Now, prove \(P_{n+1}\) which is
\[P_{n+1}:= ((n+1)+(n+1))^2\leq 6*(n+1)*(n+1)\]

Answer 5

I don't think you can't handle it. :)

Answer 6

you know you only suppose the if part...
if you wanted to try to prove the contrapositive though:
you could assume a doesn't equal b and show (a+b)^2>6ab.

If this "theorem" is false, then we should be able to find a counterexample.
(a+b)^2 will be positive or zero for all real a and b
6ab will be negative for some real values a and b
so I think you could actually find a counterexample for (a+b)^2<=6ab

Answer 7

@OOOPS a proof by induction doesn't work here. We're working with real numbers here.
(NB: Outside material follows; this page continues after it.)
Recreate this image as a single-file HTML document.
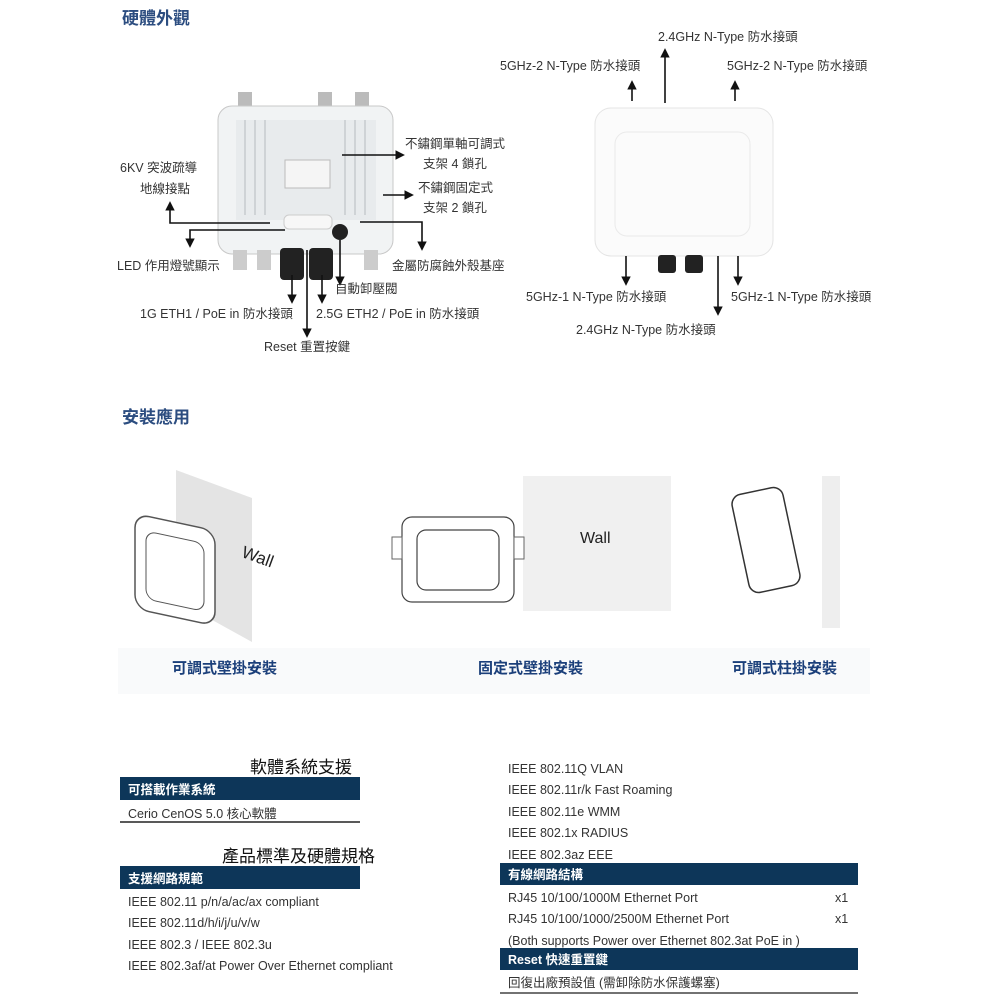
<!DOCTYPE html>
<html><head><meta charset="utf-8"><style>
body{margin:0;background:#fff;width:1000px;height:1000px;overflow:hidden}
svg text{font-family:"Liberation Sans","Noto Sans CJK TC",sans-serif;fill:#333;font-size:12.5px}
.t{font-size:17px;font-weight:bold;fill:#2c4d80}
.h{font-size:17px;fill:#111}
.bw{fill:#fff;font-weight:bold;font-size:12.5px}
.c{font-size:15px;font-weight:bold;fill:#1b3f7a}
</style></head><body>
<svg width="1000" height="1000" viewBox="0 0 1000 1000" xmlns="http://www.w3.org/2000/svg">
<defs>
<marker id="a" viewBox="0 0 10 10" refX="8" refY="5" markerWidth="6" markerHeight="6" orient="auto"><path d="M0,0L10,5L0,10z" fill="#111"/></marker>
</defs>
<text x="122" y="24" class="t">硬體外觀</text>
<text x="122" y="423" class="t">安裝應用</text>

<!-- left device -->
<g>
<rect x="238" y="92" width="14" height="16" fill="#bbb"/><rect x="318" y="92" width="14" height="16" fill="#bbb"/><rect x="355" y="92" width="14" height="16" fill="#bbb"/>
<rect x="218" y="106" width="175" height="148" rx="14" fill="#f1f3f4" stroke="#c8c8c8"/>
<rect x="236" y="120" width="140" height="100" fill="#e8ebed"/>
<g stroke="#cfd3d6" stroke-width="2">
<line x1="245" y1="120" x2="245" y2="215"/><line x1="255" y1="120" x2="255" y2="215"/><line x1="265" y1="120" x2="265" y2="215"/><line x1="345" y1="120" x2="345" y2="215"/><line x1="355" y1="120" x2="355" y2="215"/><line x1="365" y1="120" x2="365" y2="215"/>
</g>
<rect x="285" y="160" width="45" height="28" fill="#f5f5f5" stroke="#bbb"/>
<rect x="284" y="215" width="48" height="14" rx="5" fill="#f7f7f7" stroke="#ccc"/>
<circle cx="340" cy="232" r="8" fill="#222"/>
<rect x="233" y="250" width="14" height="20" fill="#ccc"/><rect x="257" y="250" width="14" height="20" fill="#ccc"/><rect x="364" y="250" width="14" height="20" fill="#ccc"/>
<rect x="280" y="248" width="24" height="32" rx="4" fill="#222"/><rect x="309" y="248" width="24" height="32" rx="4" fill="#222"/>
</g>
<g stroke="#111" stroke-width="1.6" fill="none">
<path d="M342,155H403" marker-end="url(#a)"/>
<path d="M383,195H412" marker-end="url(#a)"/>
<path d="M270,223H170V203" marker-end="url(#a)"/>
<path d="M285,230H190V246" marker-end="url(#a)"/>
<path d="M360,222H422V249" marker-end="url(#a)"/>
<path d="M292,275V302" marker-end="url(#a)"/>
<path d="M322,275V302" marker-end="url(#a)"/>
<path d="M307,250V336" marker-end="url(#a)"/>
<path d="M340,240V284" marker-end="url(#a)"/>
</g>
<text x="120" y="172">6KV 突波疏導</text><text x="140" y="193">地線接點</text>
<text x="405" y="148">不鏽鋼單軸可調式</text><text x="423" y="168">支架 4 鎖孔</text>
<text x="418" y="192">不鏽鋼固定式</text><text x="423" y="212">支架 2 鎖孔</text>
<text x="117" y="270">LED 作用燈號顯示</text><text x="392" y="270">金屬防腐蝕外殼基座</text>
<text x="335" y="293">自動卸壓閥</text>
<text x="140" y="318">1G ETH1 / PoE in 防水接頭</text><text x="316" y="318">2.5G ETH2 / PoE in 防水接頭</text>
<text x="264" y="351">Reset 重置按鍵</text>

<!-- right device -->
<rect x="595" y="108" width="178" height="148" rx="16" fill="#fbfbfb" stroke="#e4e4e4"/>
<rect x="615" y="132" width="135" height="104" rx="12" fill="none" stroke="#eaeaea"/>
<rect x="658" y="255" width="18" height="18" rx="3" fill="#222"/><rect x="685" y="255" width="18" height="18" rx="3" fill="#222"/>
<g stroke="#111" stroke-width="1.6" fill="none">
<path d="M632,101V82" marker-end="url(#a)"/>
<path d="M665,103V50" marker-end="url(#a)"/>
<path d="M735,101V82" marker-end="url(#a)"/>
<path d="M626,256V284" marker-end="url(#a)"/>
<path d="M718,256V314" marker-end="url(#a)"/>
<path d="M738,256V284" marker-end="url(#a)"/>
</g>
<text x="658" y="41">2.4GHz N-Type 防水接頭</text>
<text x="500" y="70">5GHz-2 N-Type 防水接頭</text><text x="727" y="70">5GHz-2 N-Type 防水接頭</text>
<text x="526" y="301">5GHz-1 N-Type 防水接頭</text><text x="731" y="301">5GHz-1 N-Type 防水接頭</text>
<text x="576" y="334">2.4GHz N-Type 防水接頭</text>

<!-- install -->
<rect x="118" y="648" width="752" height="46" fill="#f9fafb"/>
<path d="M176,470L252,498L252,642L176,600Z" fill="#e4e4e4"/>
<rect x="135" y="515" width="80" height="95" rx="14" fill="#fff" stroke="#555" stroke-width="1.5" transform="skewY(12) translate(0,-30)"/>
<rect x="146" y="530" width="58" height="68" rx="10" fill="none" stroke="#555" transform="skewY(12) translate(0,-30)"/>
<text x="240" y="560" transform="rotate(20 250 560)" style="font-size:17px;fill:#222">Wall</text>
<rect x="523" y="476" width="148" height="135" fill="#f0f0f0"/>
<rect x="402" y="517" width="112" height="85" rx="10" fill="#fff" stroke="#444" stroke-width="1.2"/>
<rect x="417" y="530" width="82" height="60" rx="9" fill="#fff" stroke="#444" stroke-width="1.2"/>
<rect x="392" y="537" width="10" height="22" fill="#fff" stroke="#666"/><rect x="514" y="537" width="10" height="22" fill="#fff" stroke="#666"/>
<text x="580" y="543" style="font-size:16px;fill:#222">Wall</text>
<rect x="822" y="476" width="18" height="152" fill="#eee"/>
<rect x="740" y="490" width="52" height="100" rx="10" fill="#fff" stroke="#333" stroke-width="1.5" transform="rotate(-12 766 540)"/>
<text x="172" y="673" class="c">可調式壁掛安裝</text>
<text x="478" y="673" class="c">固定式壁掛安裝</text>
<text x="732" y="673" class="c">可調式柱掛安裝</text>

<!-- specs left -->
<text x="250" y="773" class="h">軟體系統支援</text>
<rect x="120" y="777" width="240" height="23" fill="#0d3659"/>
<text x="128" y="794" class="bw">可搭載作業系統</text>
<text x="128" y="818">Cerio CenOS 5.0 核心軟體</text>
<line x1="120" y1="822" x2="360" y2="822" stroke="#222" stroke-width="1.5"/>
<text x="222" y="862" class="h">產品標準及硬體規格</text>
<rect x="120" y="866" width="240" height="23" fill="#0d3659"/>
<text x="128" y="883" class="bw">支援網路規範</text>
<text x="128" y="906">IEEE 802.11 p/n/a/ac/ax compliant</text>
<text x="128" y="927">IEEE 802.11d/h/i/j/u/v/w</text>
<text x="128" y="949">IEEE 802.3 / IEEE 802.3u</text>
<text x="128" y="970">IEEE 802.3af/at Power Over Ethernet compliant</text>
<!-- specs right -->
<text x="508" y="773">IEEE 802.11Q VLAN</text>
<text x="508" y="794">IEEE 802.11r/k Fast Roaming</text>
<text x="508" y="816">IEEE 802.11e WMM</text>
<text x="508" y="837">IEEE 802.1x RADIUS</text>
<text x="508" y="859">IEEE 802.3az EEE</text>
<rect x="500" y="863" width="358" height="22" fill="#0d3659"/>
<text x="508" y="879" class="bw">有線網路結構</text>
<text x="508" y="902">RJ45 10/100/1000M Ethernet Port</text><text x="835" y="902">x1</text>
<text x="508" y="923">RJ45 10/100/1000/2500M Ethernet Port</text><text x="835" y="923">x1</text>
<text x="508" y="945">(Both supports Power over Ethernet 802.3at PoE in )</text>
<rect x="500" y="948" width="358" height="22" fill="#0d3659"/>
<text x="508" y="964" class="bw">Reset 快速重置鍵</text>
<text x="508" y="987">回復出廠預設值 (需卸除防水保護螺塞)</text>
<line x1="500" y1="993" x2="858" y2="993" stroke="#444" stroke-width="1.5"/>
</svg>
</body></html>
There is no basis case.

Answer 8

its if then statement ,
\(P\rightarrow Q \)
there is 3 ways to prove :-
1- direct proof , assume P is true to reach Q is true
2- contrapositive assume not Q in true to reach not P is true
3- contradiction , assume what ever u want to be true but at the end ur result would contradict ur assumption

what do you wanna use ? ( im assuming cu i dint find a ounter example xD)

Answer 9

I haven't heard anything from @jbn123
are you there?

Answer 10

This is what i did:

Suppose that (a+b)^2 <= 6ab, then a^2+2ab+b^2 <= 6ab
and a^2-4ab+b^2<=0

then i wanted to let a=b, so that you eend up with b^2-4b^2+b^2<=0
so -2b^2<=0

but it seems incorrect

Answer 11

I'm not sure if the theorem is correct or not, i was looking for a counter example. But surely by letting a=b, then the theorem would then become 4a^2 <= 6a^2 which meas for any value of a, the theorem will be true?

Answer 12

yeah its true

Answer 13

because what we considered initially has led to the right result or proved us right by satisfying the condition ...so our assumption and theorm both are true

Answer 14

The statement is false. Take \(a=-2\) and \(b=2\). Then you have: $$
(-2+2)^2\le 6(-2)(2)\Longrightarrow 0\le -24,$$ which is false.

Answer 15

lolll a=b we have to take

Answer 16

2 is not equal to -2
is 2=-2???

Answer 17

The statement is, "If \((a+b)^2\le 6ab \), then \(a=b\). You can't assume \(a=b\) to prove the statement.

Answer 18

You are trying to prove that \((a+b)^2\le 6ab\) forces \(a=b\), which is not the case since I provided a counter example.

Answer 19

they said if (a+b)^2<=6ab

Answer 20

than a=b

Answer 21

If the problem had been, "Prove if \(a=b\), then \((a+b)^2\le 6ab\).", then you start by assume \(a=b\).

Answer 22

you get 0<=-24

Answer 23

which is not true

Answer 24

means a not equal to be

Answer 25

so the theorm is true

Answer 26

@nerdguy2535

Answer 27

Let's make sure we agree what the problem wants us to prove. Using what you posed earlier, this is a "\(P\longrightarrow Q\)" problem, with $$P=(a+b)^2\le 6ab$$and $$Q=(a=b).$$ Do we agree on this?

Answer 28

no no no

Answer 29

if P is true than Q

Answer 30

if P comes true than a=b

Answer 31

Yes. Thats what I typed means. If P is true then Q is also true. Thats the exactly what \(P\longrightarrow Q\) means.

Answer 32

okay....further

Answer 33

Cool

Answer 34

Ok, so I claim this statement is false. The statement (as claimed by the original poster) says it should work for all real numbers a and b (The second sentance, "Let a and b be real numbers...). My counter example is letting \(a=-2\) and \(b=2\). For these real numbers, the statement doesn't hold.

Answer 35

check again

Answer 36

there is a word IF before this

Answer 37

which means if P is true

Answer 38

a=-2 and b=2

Answer 39

0<=-24

Answer 40

AH!

Answer 41

I understand now. You are definitely right.

Answer 42

thanks @nerdguy2535

Answer 43

Ok, what about this?
\(a=4 ,b=5\)?
Then \((5+4)^2=81\) and \(6(4)(5)=120\), so \((a+b)^2\le 6ab\) is true, but, \(4\ne 5\).

Answer 44

applause to u buddy ..u r right now

Answer 45

u proved it wrong

Answer 46

so rather than try to write a proof for the statement being true or false, we can simply prove it to be false by a counter example?

Answer 47

yeah we can prove it wrong

Answer 48

but by counter example its hard to prove wrong